1. Price trending downwards
2. Asking price soften, owner willing to nego
3. Foreigner floodgate tighten
4. ABSD on secondary market, hurt yield for yield players
5. Bank tightening lender to MM units
6. Upcoming supplies, and existing supplies and existing unsold inventories

Anonymous said...

whats MM units? "MM"

Anonymous said...

MM : mass mkt.

Anonymous said...

Micky mouse units. In property sector, real demand can only be delayed but not curbed. If the Singaporr economy does not fall out of cliff, then the domestic demand will still keep the price as it is, it will not collapse. It is the best time for gov't to make big money w GLS as land price will still be high w underlining demand. The market will provide real ans in six mths time.

marcus said...

I do not think market will collapse. But slight correction.
1. Knee jerk reaction to Absd not caused big prices correction.
2. Psf nett pricing remain high even with huge discount. I.e. bartley residences
3. Development land charges revised down
4. Improved stock market sentiment
5. US showing sign of recovery
6. Greek dept resolved. Only way is towards slow recovery.

Buyers must be selective and invest in the right property and study potential upside comparing with other nearby properties.

Anonymous said...

Greece has not resolved its problems? Portugal and Spanish acquisition (inquisition) also coming up.

But the ECB is doing QE and flooding the market with liquidity...Seems like the Westerners take turns.

QE will mean asset inflation.
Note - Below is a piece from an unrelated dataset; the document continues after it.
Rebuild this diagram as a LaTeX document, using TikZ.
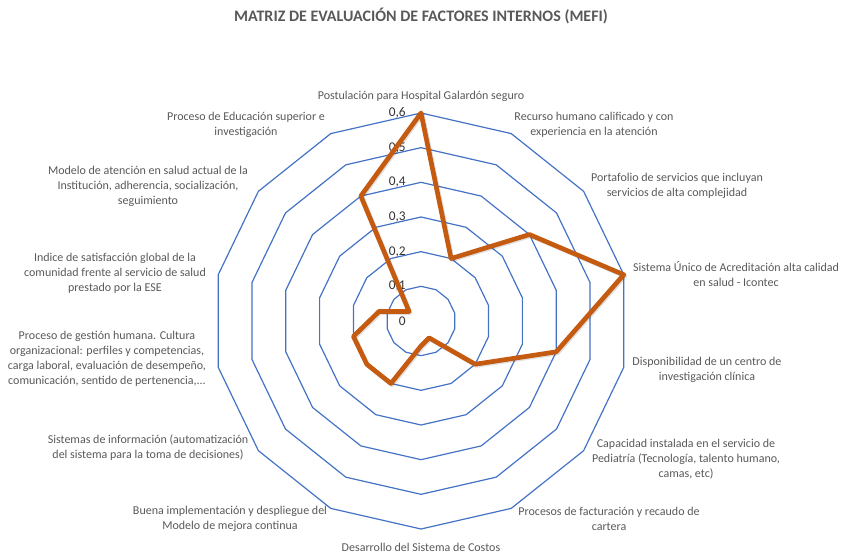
\documentclass[tikz,border=0pt]{standalone}
\usepackage{fontspec}
\setmainfont{Carlito}
\usepackage{tikz}
\usetikzlibrary{positioning}
\definecolor{ringblue}{RGB}{68,114,196}
\definecolor{serieorange}{RGB}{197,90,17}
\definecolor{labelgray}{RGB}{89,89,89}
\tikzset{
  ring/.style={draw=ringblue,line width=0.9pt,line join=round},
  serie/.style={draw=serieorange,line width=3.5pt,line join=round},
  factor/.style={text=labelgray,font=\fontsize{9}{11.25}\selectfont,align=center,inner sep=0pt},
  tick/.style={text=black!80,font=\fontsize{10}{12}\selectfont,anchor=east,inner sep=0pt}
}

\begin{document}
\begin{tikzpicture}[x=0.75pt,y=0.75pt]
        \useasboundingbox (-421,-238) rectangle (420,321);
        \node[text=labelgray,font=\bfseries\fontsize{12}{14}\selectfont] (titulo) at (0,305)
            {MATRIZ DE EVALUACIÓN DE FACTORES INTERNOS (MEFI)};
        \foreach \k in {1,...,6}
            \draw[ring] (90:{\k*208/6}) \foreach \i in {1,...,13}{ -- ({90-\i*360/14}:{\k*208/6}) } -- cycle;
        \foreach \k/\t in {0/0,1/{0,1},2/{0,2},3/{0,3},4/{0,4},5/{0,5},6/{0,6}}
            \node[tick] (eje\k) at (-15,{\k*208/6}) {\t};
        \foreach \v [count=\i] in {0.6,0.2,0.4,0.6,0.4,0.2,0.054,0.072,0.2,0.2,0.2,0.124,0.044,0.4}
            \coordinate (d\i) at ({90-(\i-1)*360/14}:{\v*208/0.6});
        \draw[serie,draw=black,opacity=0.12,transform canvas={shift={(1.2,-1.2)}}]
            (d1) -- (d2) -- (d3) -- (d4) -- (d5) -- (d6) -- (d7) -- (d8) -- (d9) -- (d10) -- (d11) -- (d12) -- (d13) -- (d14) -- cycle;
        \draw[serie]
            (d1) -- (d2) -- (d3) -- (d4) -- (d5) -- (d6) -- (d7) -- (d8) -- (d9) -- (d10) -- (d11) -- (d12) -- (d13) -- (d14) -- cycle;
        \node[factor] (f1) at (0,225) {Postulación para Hospital Galardón seguro};
        \node[factor] (f2) at (173,196) {Recurso humano calificado y con\\experiencia en la atención};
        \node[factor] (f3) at (256,135) {Portafolio de servicios que incluyan\\servicios de alta complejidad};
        \node[factor] (f4) at (315,47) {Sistema Único de Acreditación alta calidad\\en salud - Icontec};
        \node[factor] (f5) at (286,-49) {Disponibilidad de un centro de\\investigación clínica};
        \node[factor] (f6) at (265,-138) {Capacidad instalada en el servicio de\\Pediatría (Tecnología, talento humano,\\camas, etc)};
        \node[factor] (f7) at (188,-198) {Procesos de facturación y recaudo de\\cartera};
        \node[factor] (f8) at (0,-226) {Desarrollo del Sistema de Costos};
        \node[factor] (f9) at (-191,-198) {Buena implementación y despliegue del\\Modelo de mejora continua};
        \node[factor] (f10) at (-273,-127) {Sistemas de información (automatización\\del sistema para la toma de decisiones)};
        \node[factor] (f11) at (-314,-38) {Proceso de gestión humana. Cultura\\organizacional: perfiles y competencias,\\carga laboral, evaluación de desempeño,\\comunicación, sentido de pertenencia,...};
        \node[factor] (f12) at (-306,48) {Indice de satisfacción global de la\\comunidad frente al servicio de salud\\prestado por la ESE};
        \node[factor] (f13) at (-273,135) {Modelo de atención en salud actual de la\\Institución, adherencia, socialización,\\seguimiento};
        \node[factor] (f14) at (-175,196) {Proceso de Educación superior e\\investigación};
\end{tikzpicture}
\end{document}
But the SG govt may not allow the property mkt to freely float as SG property face political risks of govt intervention eg :ABSD.

The equation is mind boggling. Have fun!

Anonymous said...

as i see, the resi prop market is really kana hit left right center, esp the ABSD

let those are holding inventories, comments, how 's the resale market doing, what i observe, asking price is already coming now, just zoom in a few properties, if you're offloading one now, how many actually real keen and give u an firm offer?

try imagine your stock price is 3-10% more expensive to the buyer

and so many supplies coming in, from hdb EC...

Anonymous said...

The agent said..."this month ( feb 2012) the market picked up again. I already done five transactions. My agency boss too! So you better quickly buy if u really like unit before the market moves up. The foreigners can't wait already!"